- TASK REQUIREMENTS:
Carry none of the pictures over; write out the complete data exactly.
"""
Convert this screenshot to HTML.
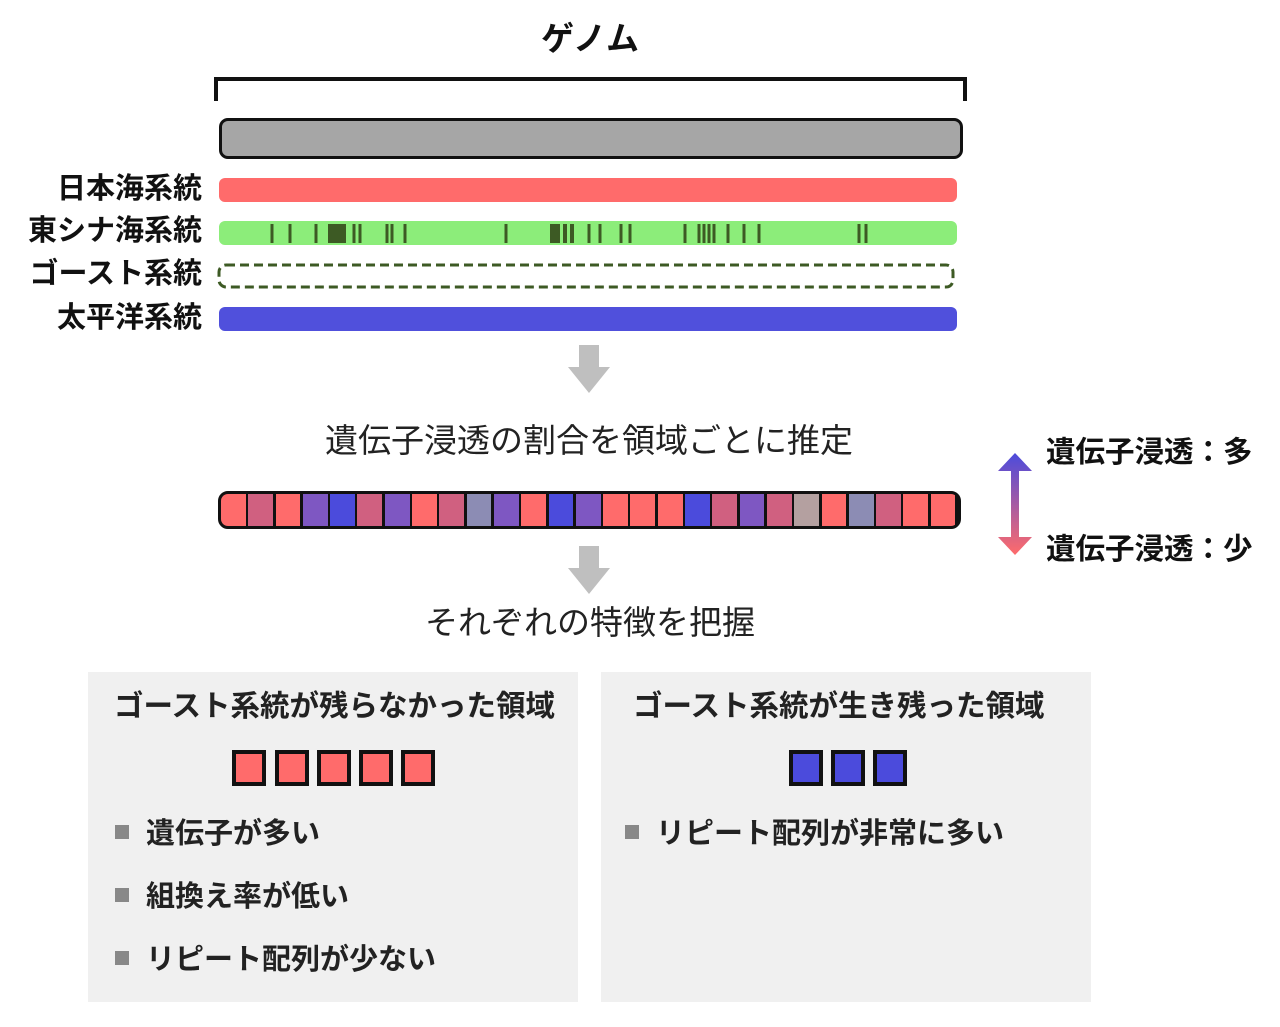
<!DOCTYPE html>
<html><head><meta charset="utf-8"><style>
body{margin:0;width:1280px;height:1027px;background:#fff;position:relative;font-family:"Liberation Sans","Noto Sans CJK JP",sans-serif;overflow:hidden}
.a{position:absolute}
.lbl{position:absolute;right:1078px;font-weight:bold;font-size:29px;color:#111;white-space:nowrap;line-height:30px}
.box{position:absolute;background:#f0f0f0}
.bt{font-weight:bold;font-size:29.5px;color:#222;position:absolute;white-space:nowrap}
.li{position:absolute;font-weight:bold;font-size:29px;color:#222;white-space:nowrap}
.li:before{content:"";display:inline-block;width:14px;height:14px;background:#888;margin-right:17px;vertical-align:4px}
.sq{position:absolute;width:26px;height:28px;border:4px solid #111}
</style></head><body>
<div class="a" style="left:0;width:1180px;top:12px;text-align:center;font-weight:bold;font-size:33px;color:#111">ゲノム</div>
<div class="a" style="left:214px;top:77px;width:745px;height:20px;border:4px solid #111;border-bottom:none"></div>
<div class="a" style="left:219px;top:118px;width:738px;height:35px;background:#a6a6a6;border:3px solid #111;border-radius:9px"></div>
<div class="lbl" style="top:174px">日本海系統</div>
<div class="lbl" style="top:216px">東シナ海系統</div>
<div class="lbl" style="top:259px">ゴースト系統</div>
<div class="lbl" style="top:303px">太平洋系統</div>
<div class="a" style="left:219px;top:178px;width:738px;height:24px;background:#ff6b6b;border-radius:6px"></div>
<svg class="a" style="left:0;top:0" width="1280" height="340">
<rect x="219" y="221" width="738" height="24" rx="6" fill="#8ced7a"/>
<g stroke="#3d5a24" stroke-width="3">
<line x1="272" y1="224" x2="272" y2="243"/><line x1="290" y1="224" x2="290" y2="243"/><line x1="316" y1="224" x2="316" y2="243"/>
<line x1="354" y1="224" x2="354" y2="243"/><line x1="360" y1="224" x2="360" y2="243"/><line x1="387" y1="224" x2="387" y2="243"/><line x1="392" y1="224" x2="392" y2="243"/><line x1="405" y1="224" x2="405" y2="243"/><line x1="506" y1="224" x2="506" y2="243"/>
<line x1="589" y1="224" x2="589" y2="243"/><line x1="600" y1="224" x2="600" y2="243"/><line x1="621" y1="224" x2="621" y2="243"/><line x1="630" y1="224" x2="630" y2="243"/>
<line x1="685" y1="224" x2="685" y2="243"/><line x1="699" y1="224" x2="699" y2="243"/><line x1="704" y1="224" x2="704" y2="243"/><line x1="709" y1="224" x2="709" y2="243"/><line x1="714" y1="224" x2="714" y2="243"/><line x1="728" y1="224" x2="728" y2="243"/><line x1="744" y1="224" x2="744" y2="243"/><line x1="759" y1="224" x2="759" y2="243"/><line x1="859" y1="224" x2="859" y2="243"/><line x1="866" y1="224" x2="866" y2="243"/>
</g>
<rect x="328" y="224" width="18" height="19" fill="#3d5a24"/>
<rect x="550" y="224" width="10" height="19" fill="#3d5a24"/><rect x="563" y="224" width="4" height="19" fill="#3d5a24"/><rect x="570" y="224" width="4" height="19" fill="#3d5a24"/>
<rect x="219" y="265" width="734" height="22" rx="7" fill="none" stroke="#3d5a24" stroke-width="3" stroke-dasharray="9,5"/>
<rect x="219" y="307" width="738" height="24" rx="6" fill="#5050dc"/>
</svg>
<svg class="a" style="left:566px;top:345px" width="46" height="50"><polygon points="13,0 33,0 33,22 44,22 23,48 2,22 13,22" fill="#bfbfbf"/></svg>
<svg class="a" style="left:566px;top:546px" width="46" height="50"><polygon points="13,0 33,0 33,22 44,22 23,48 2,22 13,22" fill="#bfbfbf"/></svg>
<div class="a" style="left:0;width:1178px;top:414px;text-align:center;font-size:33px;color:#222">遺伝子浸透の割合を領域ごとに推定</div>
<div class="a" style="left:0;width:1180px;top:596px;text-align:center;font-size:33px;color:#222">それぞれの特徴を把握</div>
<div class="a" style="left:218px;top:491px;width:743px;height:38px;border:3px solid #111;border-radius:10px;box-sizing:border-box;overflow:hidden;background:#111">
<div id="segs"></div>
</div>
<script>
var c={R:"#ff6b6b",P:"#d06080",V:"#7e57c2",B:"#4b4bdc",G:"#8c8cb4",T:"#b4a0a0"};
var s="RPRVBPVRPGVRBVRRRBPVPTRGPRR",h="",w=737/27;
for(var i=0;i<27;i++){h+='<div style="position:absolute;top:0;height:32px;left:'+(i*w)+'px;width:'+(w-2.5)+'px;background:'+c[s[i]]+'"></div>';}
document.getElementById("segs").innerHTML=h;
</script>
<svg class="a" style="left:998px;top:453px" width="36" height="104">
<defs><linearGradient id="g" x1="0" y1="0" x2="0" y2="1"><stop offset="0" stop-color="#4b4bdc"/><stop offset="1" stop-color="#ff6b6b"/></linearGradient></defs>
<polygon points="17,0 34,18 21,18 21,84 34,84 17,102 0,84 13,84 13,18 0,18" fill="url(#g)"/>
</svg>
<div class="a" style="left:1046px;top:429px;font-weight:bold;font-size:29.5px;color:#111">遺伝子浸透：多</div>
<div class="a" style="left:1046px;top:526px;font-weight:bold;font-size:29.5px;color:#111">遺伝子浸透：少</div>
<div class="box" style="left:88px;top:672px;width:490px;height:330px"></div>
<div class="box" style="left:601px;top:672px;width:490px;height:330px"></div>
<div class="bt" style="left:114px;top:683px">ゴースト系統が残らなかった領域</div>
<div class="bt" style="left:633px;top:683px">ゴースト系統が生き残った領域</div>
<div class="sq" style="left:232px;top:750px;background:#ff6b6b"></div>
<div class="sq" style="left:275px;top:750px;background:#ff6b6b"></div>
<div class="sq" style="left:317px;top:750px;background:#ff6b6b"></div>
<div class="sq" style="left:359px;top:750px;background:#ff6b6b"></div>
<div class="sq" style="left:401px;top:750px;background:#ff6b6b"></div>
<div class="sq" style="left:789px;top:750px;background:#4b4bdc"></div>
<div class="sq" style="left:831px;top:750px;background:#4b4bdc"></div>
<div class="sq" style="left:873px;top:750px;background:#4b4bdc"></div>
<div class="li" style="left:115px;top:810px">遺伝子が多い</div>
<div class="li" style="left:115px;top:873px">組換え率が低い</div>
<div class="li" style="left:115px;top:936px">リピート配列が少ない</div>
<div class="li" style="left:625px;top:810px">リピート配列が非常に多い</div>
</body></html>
"""
- TASK SOLUTION:
Convert this screenshot to HTML.
<!DOCTYPE html>
<html><head><meta charset="utf-8"><style>
body{margin:0;width:1280px;height:1027px;background:#fff;position:relative;font-family:"Liberation Sans","Noto Sans CJK JP",sans-serif;overflow:hidden}
.a{position:absolute}
.lbl{position:absolute;right:1078px;font-weight:bold;font-size:29px;color:#111;white-space:nowrap;line-height:30px}
.box{position:absolute;background:#f0f0f0}
.bt{font-weight:bold;font-size:29.5px;color:#222;position:absolute;white-space:nowrap}
.li{position:absolute;font-weight:bold;font-size:29px;color:#222;white-space:nowrap}
.li:before{content:"";display:inline-block;width:14px;height:14px;background:#888;margin-right:17px;vertical-align:4px}
.sq{position:absolute;width:26px;height:28px;border:4px solid #111}
</style></head><body>
<div class="a" style="left:0;width:1180px;top:12px;text-align:center;font-weight:bold;font-size:33px;color:#111">ゲノム</div>
<div class="a" style="left:214px;top:77px;width:745px;height:20px;border:4px solid #111;border-bottom:none"></div>
<div class="a" style="left:219px;top:118px;width:738px;height:35px;background:#a6a6a6;border:3px solid #111;border-radius:9px"></div>
<div class="lbl" style="top:174px">日本海系統</div>
<div class="lbl" style="top:216px">東シナ海系統</div>
<div class="lbl" style="top:259px">ゴースト系統</div>
<div class="lbl" style="top:303px">太平洋系統</div>
<div class="a" style="left:219px;top:178px;width:738px;height:24px;background:#ff6b6b;border-radius:6px"></div>
<svg class="a" style="left:0;top:0" width="1280" height="340">
<rect x="219" y="221" width="738" height="24" rx="6" fill="#8ced7a"/>
<g stroke="#3d5a24" stroke-width="3">
<line x1="272" y1="224" x2="272" y2="243"/><line x1="290" y1="224" x2="290" y2="243"/><line x1="316" y1="224" x2="316" y2="243"/>
<line x1="354" y1="224" x2="354" y2="243"/><line x1="360" y1="224" x2="360" y2="243"/><line x1="387" y1="224" x2="387" y2="243"/><line x1="392" y1="224" x2="392" y2="243"/><line x1="405" y1="224" x2="405" y2="243"/><line x1="506" y1="224" x2="506" y2="243"/>
<line x1="589" y1="224" x2="589" y2="243"/><line x1="600" y1="224" x2="600" y2="243"/><line x1="621" y1="224" x2="621" y2="243"/><line x1="630" y1="224" x2="630" y2="243"/>
<line x1="685" y1="224" x2="685" y2="243"/><line x1="699" y1="224" x2="699" y2="243"/><line x1="704" y1="224" x2="704" y2="243"/><line x1="709" y1="224" x2="709" y2="243"/><line x1="714" y1="224" x2="714" y2="243"/><line x1="728" y1="224" x2="728" y2="243"/><line x1="744" y1="224" x2="744" y2="243"/><line x1="759" y1="224" x2="759" y2="243"/><line x1="859" y1="224" x2="859" y2="243"/><line x1="866" y1="224" x2="866" y2="243"/>
</g>
<rect x="328" y="224" width="18" height="19" fill="#3d5a24"/>
<rect x="550" y="224" width="10" height="19" fill="#3d5a24"/><rect x="563" y="224" width="4" height="19" fill="#3d5a24"/><rect x="570" y="224" width="4" height="19" fill="#3d5a24"/>
<rect x="219" y="265" width="734" height="22" rx="7" fill="none" stroke="#3d5a24" stroke-width="3" stroke-dasharray="9,5"/>
<rect x="219" y="307" width="738" height="24" rx="6" fill="#5050dc"/>
</svg>
<svg class="a" style="left:566px;top:345px" width="46" height="50"><polygon points="13,0 33,0 33,22 44,22 23,48 2,22 13,22" fill="#bfbfbf"/></svg>
<svg class="a" style="left:566px;top:546px" width="46" height="50"><polygon points="13,0 33,0 33,22 44,22 23,48 2,22 13,22" fill="#bfbfbf"/></svg>
<div class="a" style="left:0;width:1178px;top:414px;text-align:center;font-size:33px;color:#222">遺伝子浸透の割合を領域ごとに推定</div>
<div class="a" style="left:0;width:1180px;top:596px;text-align:center;font-size:33px;color:#222">それぞれの特徴を把握</div>
<div class="a" style="left:218px;top:491px;width:743px;height:38px;border:3px solid #111;border-radius:10px;box-sizing:border-box;overflow:hidden;background:#111">
<div id="segs"></div>
</div>
<script>
var c={R:"#ff6b6b",P:"#d06080",V:"#7e57c2",B:"#4b4bdc",G:"#8c8cb4",T:"#b4a0a0"};
var s="RPRVBPVRPGVRBVRRRBPVPTRGPRR",h="",w=737/27;
for(var i=0;i<27;i++){h+='<div style="position:absolute;top:0;height:32px;left:'+(i*w)+'px;width:'+(w-2.5)+'px;background:'+c[s[i]]+'"></div>';}
document.getElementById("segs").innerHTML=h;
</script>
<svg class="a" style="left:998px;top:453px" width="36" height="104">
<defs><linearGradient id="g" x1="0" y1="0" x2="0" y2="1"><stop offset="0" stop-color="#4b4bdc"/><stop offset="1" stop-color="#ff6b6b"/></linearGradient></defs>
<polygon points="17,0 34,18 21,18 21,84 34,84 17,102 0,84 13,84 13,18 0,18" fill="url(#g)"/>
</svg>
<div class="a" style="left:1046px;top:429px;font-weight:bold;font-size:29.5px;color:#111">遺伝子浸透：多</div>
<div class="a" style="left:1046px;top:526px;font-weight:bold;font-size:29.5px;color:#111">遺伝子浸透：少</div>
<div class="box" style="left:88px;top:672px;width:490px;height:330px"></div>
<div class="box" style="left:601px;top:672px;width:490px;height:330px"></div>
<div class="bt" style="left:114px;top:683px">ゴースト系統が残らなかった領域</div>
<div class="bt" style="left:633px;top:683px">ゴースト系統が生き残った領域</div>
<div class="sq" style="left:232px;top:750px;background:#ff6b6b"></div>
<div class="sq" style="left:275px;top:750px;background:#ff6b6b"></div>
<div class="sq" style="left:317px;top:750px;background:#ff6b6b"></div>
<div class="sq" style="left:359px;top:750px;background:#ff6b6b"></div>
<div class="sq" style="left:401px;top:750px;background:#ff6b6b"></div>
<div class="sq" style="left:789px;top:750px;background:#4b4bdc"></div>
<div class="sq" style="left:831px;top:750px;background:#4b4bdc"></div>
<div class="sq" style="left:873px;top:750px;background:#4b4bdc"></div>
<div class="li" style="left:115px;top:810px">遺伝子が多い</div>
<div class="li" style="left:115px;top:873px">組換え率が低い</div>
<div class="li" style="left:115px;top:936px">リピート配列が少ない</div>
<div class="li" style="left:625px;top:810px">リピート配列が非常に多い</div>
</body></html>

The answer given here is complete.